This ‘Fallout’ TV Show Is a Terrible Idea—Unless It’s a Comedy
Ever since Cats of Zero Wing delivered the oddly worded threat “all your base are belong to us” some 30 years ago, the writing in video games has been received with varying levels of enthusiasm. Often, it’s denounced as stilted, hackneyed, and just plain nonsensical. At the same time, it has become a much loved, instantly recognizable genre unto itself. While the earliest iconically bad dialog mostly derived from poor translations—like Magneto in the 1992 X-Men arcade game introducing himself as “Magneto, master of magnet!” and shouting “Welcome … to die!”—a lot of it has been terrible all on its own: Peter Dinklage, for example, tried to take a subtle approach to the lines he was fed in Destiny and sounded unmistakably like he’d been drugged.
Infamously, Hollywood has spent billions of dollars trying to adapt game franchises into movies and TV shows, yet decades since a goggling Dennis Hopper horrified children across the world with his turn as Nintendo’s Bowser, it still hasn’t succeeded. The latest show about to embark on this quest? Fallout. News broke earlier this month that Amazon is working on an adaptation of Bethesda’s game franchise, and on paper a post-apocalyptic, retro-futuristic wasteland—a bombed out version Don Draper’s Manhattan, with robot butlers—sounds like a prestige TV slam dunk. But here’s the problem: The game’s creator has done more to advance the idea that video game writing is awful than any other modern studio. From furious orphans in Fallout to lusty Argonian maids in The Elder Scrolls, characters frequently engage in what players, who catalog the moments on YouTube, call “Bethesda dialog.” Endless examples abound. Fallout 4 alone had 111,000 recorded lines and now some unlucky screenwriters are going to have to weave together the franchise’s dire plots with 7-foot yellow mutants bickering about who has to “collect more humans.”
This isn’t to say it’s impossible. Porting the franchise to TV will allow the show’s writers to refine clunky exchanges and capture the series’ epic lore, but sometimes giving a messy idea more room to sprawl only makes more mess. Instead, to truly adapt what Bethesda hath wrought with Fallout there may only be one solution: Make it a surreal comedy.
One of the main reasons Bethesda has been able to get away with being so hokey for so long—the reason their games are still popular meme fodder years after release—is that the dialog takes place in a game. It contains tension. It plays out like a debate, invigorated by the suspense of choosing the right thing to say. Turn that into something where the player/viewer lacks agency, where a scriptwriter has made the decision for them, and it falls flat.

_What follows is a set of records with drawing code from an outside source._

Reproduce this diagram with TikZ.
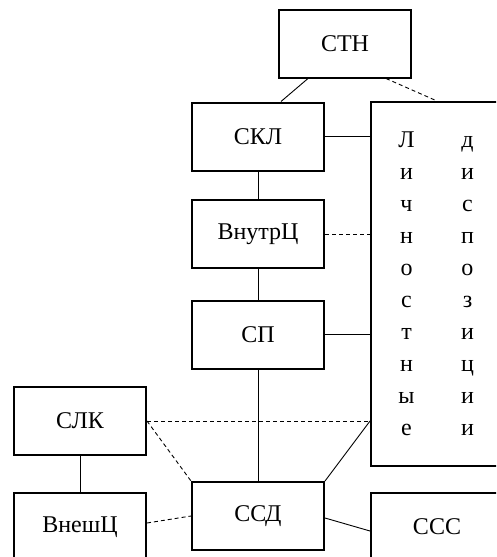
\documentclass[tikz,border=0pt]{standalone}
\usepackage{fontspec}
\setmainfont{Liberation Serif}
\newcommand{\lpair}[2]{\makebox[0pt]{#1}\hspace{61pt}\makebox[0pt]{#2}}
\begin{document}
\begin{tikzpicture}[
  x=1pt, y=-1pt,
  every node/.style={font=\fontsize{24}{28}\selectfont},
  box/.style={draw, line width=2pt, minimum width=132pt, minimum height=68pt, inner sep=0pt},
  tall/.style={box, minimum height=364pt, align=center, font=\fontsize{24}{32}\selectfont},
  link/.style={line width=0.9pt},
  dlink/.style={link, dash pattern=on 4pt off 3pt}
]
\clip (0,0) rectangle (496,557);
\fill[white] (0,0) rectangle (496,557);
\node[box] (stn) at (345,43.5) {СТН};
\node[box] (skl) at (258,136.5) {СКЛ};
\node[box] (vnutr) at (258,234) {ВнутрЦ};
\node[box] (sp) at (258,334.5) {СП};
\node[box] (ssd) at (258,516) {ССД};
\node[box] (slk) at (80,421) {СЛК};
\node[box] (vnesh) at (80,527) {ВнешЦ};
\node[box] (sss) at (437,527) {ССС};
\node[tall] (disp) at (437,284) {\lpair{Л}{д}\\\lpair{и}{и}\\\lpair{ч}{с}\\\lpair{н}{п}\\\lpair{о}{о}\\\lpair{с}{з}\\\lpair{т}{и}\\\lpair{н}{ц}\\\lpair{ы}{и}\\\lpair{е}{и}};
\draw[link] ([xshift=-37pt]stn.south) -- ([xshift=23pt]skl.north);
\draw[dlink] ([xshift=41pt]stn.south) -- (disp.north);
\draw[link] (skl.east) -- (skl.east -| disp.west);
\draw[link] (skl) -- (vnutr);
\draw[dlink] (vnutr.east) -- (vnutr.east -| disp.west);
\draw[link] (vnutr) -- (sp);
\draw[link] (sp.east) -- (sp.east -| disp.west);
\draw[link] (sp) -- (ssd);
\draw[dlink] (slk.east) -- (slk.east -| disp.west);
\draw[dlink] (slk.east) -- (ssd.north west);
\draw[link] (slk.east -| disp.west) -- (ssd.north east);
\draw[link] (slk) -- (vnesh);
\draw[dlink] ([yshift=4pt]vnesh.east) -- (ssd.west);
\draw[link] ([yshift=-2pt]ssd.east) -- ([yshift=-4pt]sss.west);
\end{tikzpicture}
\end{document}
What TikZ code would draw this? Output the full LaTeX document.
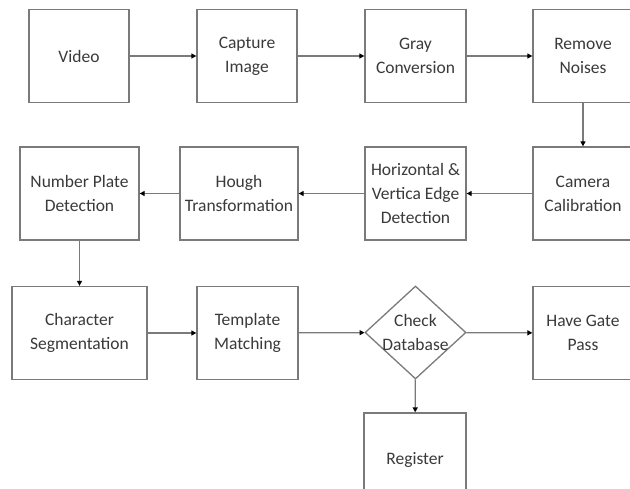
\documentclass[tikz,border=0pt]{standalone}
\usepackage{fontspec}
\setmainfont{Carlito}
\usetikzlibrary{shapes.geometric,arrows.meta}
\definecolor{linegray}{HTML}{7A7A7A}
\definecolor{txtgray}{HTML}{3A3A3A}
\begin{document}
\begin{tikzpicture}[x=1pt,y=-1pt,
  box/.style={draw=linegray,line width=1.3pt,fill=white,minimum height=93pt,inner sep=0pt,align=center,text=txtgray,font=\fontsize{17.5}{24}\selectfont},
  conn/.style={draw=linegray,line width=1.2pt,-{Triangle[length=5pt,width=5pt,fill=black,color=black]}}]
\useasboundingbox (0,0) rectangle (630,489);
\clip (0,0) rectangle (630,489);
% row 1
\node[box,minimum width=100pt] (video) at (79,56) {Video};
\node[box,minimum width=100pt] (capture) at (247,56) {Capture\\Image};
\node[box,minimum width=101pt] (gray) at (415.5,56) {Gray\\Conversion};
\node[box,minimum width=100pt] (noise) at (583,56) {Remove\\Noises};
% row 2
\node[box,minimum width=100pt] (camera) at (583,193.5) {Camera\\Calibration};
\node[box,minimum width=101pt] (edge) at (415.5,193.5) {Horizontal \&\\Vertica Edge\\Detection};
\node[box,minimum width=118pt] (hough) at (239,193.5) {Hough\\Transformation};
\node[box,minimum width=119pt] (plate) at (79.5,193.5) {Number Plate\\Detection};
% row 3
\node[box,minimum width=135pt] (segm) at (79.5,333) {Character\\Segmentation};
\node[box,minimum width=101pt] (templ) at (247.5,333) {Template\\Matching};
\node[draw=linegray,line width=1.3pt,diamond,minimum width=101pt,minimum height=93pt,inner sep=0pt] (db) at (415.5,332.5) {};
\node[align=center,text=txtgray,font=\fontsize{17.5}{24}\selectfont,inner sep=0pt] (dbtext) at (db.center) {Check\\Database};
\node[box,minimum width=100pt] (gate) at (583,333) {Have Gate\\Pass};
\node[box,minimum width=102pt] (register) at (415,459.5) {Register};
% connectors
\draw[conn] (video) -- (capture);
\draw[conn] (capture) -- (gray);
\draw[conn] (gray) -- (noise);
\draw[conn] (noise) -- (camera);
\draw[conn] (camera) -- (edge);
\draw[conn] (edge) -- (hough);
\draw[conn] (hough) -- (plate);
\draw[conn] (plate) -- (segm);
\draw[conn] (segm) -- (templ);
\draw[conn] (templ) -- (db);
\draw[conn] (db) -- (gate);
\draw[conn] (db) -- (register);
\end{tikzpicture}
\end{document}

The internet has repeatedly pointed out that the dialog in the original Fallouts and Fallout New Vegas is superior to other entries. Yet even New Vegas’ endgame conversation with the red-feathered, gold-masked warlord Legate Lanius is less of a thrill if you’re not the one trying to convince him not to sack the Hoover Dam.
Often viewers, particularly critics, miss what is great about a piece of art because they come to it expecting it to fulfill some preconceived expectation—in this case, recognizably human conversation. But what if they—and by “they” I mean Fallout’s screenwriters—didn’t? Bethesda, unintentionally or not (and probably more intentionally than people give them credit for), create bizarrely surreal worlds. In one of the first pieces I wrote for WIRED, about the comedic uncanniness of bad artificial intelligence in video games, I quoted the academic Peter Stockwell, who argues it is “incongruity” that defines surrealist humor—jokes which “draw attention to their own landscapes as absurd landscapes … and resist sustained immersion.” Bethesda’s worlds are Truman Show–like dream worlds, populated by automaton people who live out their lives in absurdist cycles.
This absurdity extends to the writing, whether it is experienced through the white on-screen text or overheard as chance encounters. Bethesda’s dialog is combinatory, feeling like each line is only tangentially related to the next. Popularly, most people are aware of this type of speech in the work of David Lynch: the cryptic statements, the disconcerting pauses, the non-sequiturs, the feeling that the characters are speaking into thin air, off cue cards, rather than to each other. Bethesda’s worlds are similarly compelling. The studio has taken two of the most overused modern settings—fantasy and apocalypse—and injected them with chaos. Clichéd characters—Elder Scrolls’ Fithragaer, the smiling elf, for example—often end up in horrifically dark situations, like cheerfully bidding the player “farewell” as he is launched into a stone pillar trap. Bethesda games are anti-immersive, constantly alienating their players by drawing attention to the existence of the game itself. This is the ultimate dark joke about Bethesda’s characters: They aren’t just living through the apocalypse, or fighting off dragons in a Tolkien-lite world; they are trapped in a wildly incompetent game.